Features, fragmentation and the perception problem
One argument in the latest discussion is that Android is increasingly modular, meaning version numbers matter less — as long as security patches, Play system updates and feature drops from quarterly patches stay current. There’s truth in that. But perception matters. When tentpole features slide to quarterly updates or are limited to a few devices, the platform feels fragmented, however slowly the plumbing is congealing.
For a brief moment, there seemed to be hope that the tides had turned: several OEMs sped into action with Android 14 and implied the template was finally sticking. Since then, momentum has wavered. Staggered betas, regional pilots and late carrier approvals have brought the old Android story back in vogue — particularly when juxtaposed with Apple’s one‑and‑done global rollout cadence.

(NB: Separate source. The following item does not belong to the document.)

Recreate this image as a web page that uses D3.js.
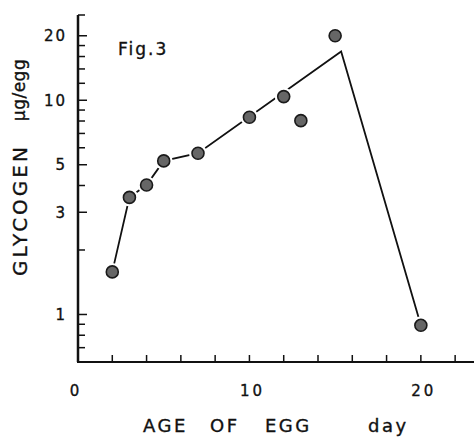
<!DOCTYPE html>
<html>
<head>
<meta charset="utf-8">
<script src="https://cdn.jsdelivr.net/npm/d3@7"></script>
<style>
  body { margin: 0; background: #fff; }
  svg text { font-family: "DejaVu Sans", sans-serif; fill: #111; stroke: #111; stroke-width: 0.35px; }
</style>
</head>
<body>
<svg id="chart" width="474" height="437"></svg>
<script>
// measured points
const days = [2, 3, 4, 5, 7, 10, 12, 13, 15, 20];
const glycogen = [1.58, 3.52, 4.02, 5.21, 5.66, 8.33, 10.4, 8.03, 20, 0.89];

// hand drawn trend line
const lineDays = [2, 3, 4, 5, 7, 15.35, 20];
const lineGlycogen = [1.58, 3.52, 4.02, 5.21, 5.66, 16.9, 0.89];

const xTicks = [2, 4, 6, 8, 10, 12, 14, 16, 18, 20, 22];
const xLabels = [0, 10, 20];
const yLabels = [1, 3, 5, 10, 20];
const yMinor = [0.7, 0.8, 0.9, 2, 4, 6, 7, 8, 9, 12, 14, 16, 18, 25];

const svg = d3.select('#chart');
const x = d3.scaleLinear().domain([0, 23.1]).range([78, 474]);
const y = d3.scaleLog().domain([0.6, 25]).range([362, 15]);

// axes lines
svg.append('line')
    .attr('x1', x(0)).attr('x2', x(0))
    .attr('y1', y(25)).attr('y2', y(0.6))
    .attr('stroke', '#111').attr('stroke-width', 2.5);
svg.append('line')
    .attr('x1', x(0) - 1).attr('x2', 474)
    .attr('y1', y(0.6)).attr('y2', y(0.6))
    .attr('stroke', '#111').attr('stroke-width', 2);

// y ticks point inward
svg.selectAll('.ytick')
    .data(yLabels.concat(yMinor))
    .enter().append('line')
    .attr('x1', x(0))
    .attr('x2', d => x(0) + (yLabels.includes(d) ? 9 : 7))
    .attr('y1', d => y(d)).attr('y2', d => y(d))
    .attr('stroke', '#111').attr('stroke-width', 1.5);

svg.selectAll('.ylabel')
    .data(yLabels)
    .enter().append('text')
    .attr('x', 67)
    .attr('y', d => y(d))
    .attr('dy', '0.36em')
    .attr('text-anchor', 'end')
    .style('font-size', '15px')
    .style('letter-spacing', '2px')
    .text(d => d);

// x ticks point upward
svg.selectAll('.xtick')
    .data(xTicks)
    .enter().append('line')
    .attr('x1', d => x(d)).attr('x2', d => x(d))
    .attr('y1', y(0.6)).attr('y2', y(0.6) - 7)
    .attr('stroke', '#111').attr('stroke-width', 1.5);

svg.selectAll('.xlabel')
    .data(xLabels)
    .enter().append('text')
    .attr('x', d => x(d) + (d === 0 ? -2 : 3))
    .attr('y', 396)
    .attr('text-anchor', 'middle')
    .style('font-size', '15px')
    .style('letter-spacing', '3px')
    .text(d => d);

// trend line
const line = d3.line()
    .x(d => x(d[0]))
    .y(d => y(d[1]));

svg.append('path')
    .datum(d3.zip(lineDays, lineGlycogen))
    .attr('fill', 'none')
    .attr('stroke', '#111')
    .attr('stroke-width', 1.8)
    .attr('d', line);

const pts = d3.zip(days, glycogen);

// white halo gives the broken line look near dots
svg.selectAll('.halo')
    .data(pts)
    .enter().append('circle')
    .attr('cx', d => x(d[0]))
    .attr('cy', d => y(d[1]))
    .attr('r', 9)
    .attr('fill', '#fff');

svg.selectAll('.dot')
    .data(pts)
    .enter().append('circle')
    .attr('cx', d => x(d[0]))
    .attr('cy', d => y(d[1]))
    .attr('r', 6)
    .attr('fill', '#666')
    .attr('stroke', '#1a1a1a')
    .attr('stroke-width', 1.6);

// titles
svg.append('text')
    .attr('x', 118).attr('y', 55)
    .style('font-size', '17px')
    .style('letter-spacing', '2px')
    .text('Fig.3');

svg.append('text')
    .attr('transform', 'translate(27,210) rotate(-90)')
    .attr('text-anchor', 'middle')
    .style('font-size', '20px')
    .style('letter-spacing', '3px')
    .text('GLYCOGEN');

svg.append('text')
    .attr('transform', 'translate(25,90) rotate(-90)')
    .attr('text-anchor', 'middle')
    .style('font-size', '17px')
    .style('letter-spacing', '0.5px')
    .text('µg/egg');

const xWords = [['AGE', 143], ['OF', 210], ['EGG', 265], ['day', 368]];
svg.selectAll('.xword')
    .data(xWords)
    .enter().append('text')
    .attr('x', d => d[1])
    .attr('y', 432)
    .style('font-size', '18px')
    .style('letter-spacing', '2.5px')
    .text(d => d[0]);
</script>
</body>
</html>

What better would look like for Android updates
Android doesn’t have to turn into iOS to address this. It requires clear, enforceable timelines; transparent country and carrier schedules; day‑one parity extended to recent flagships, not only the latest batch. Google can keep moving more things to Play updates, but OEMs have got to match that with company‑wide rollout schedules and less exclusivity for brand‑new models.
Until that happens, every iOS release will serve as a reminder: Apple’s update machine is not magical but disciplined. Android has the pieces to arrive there — Treble, Mainline, long‑term support pledges and willing partners. What it’s missing, however, is the final mile of execution that turns “coming soon” into “available today” for everyone.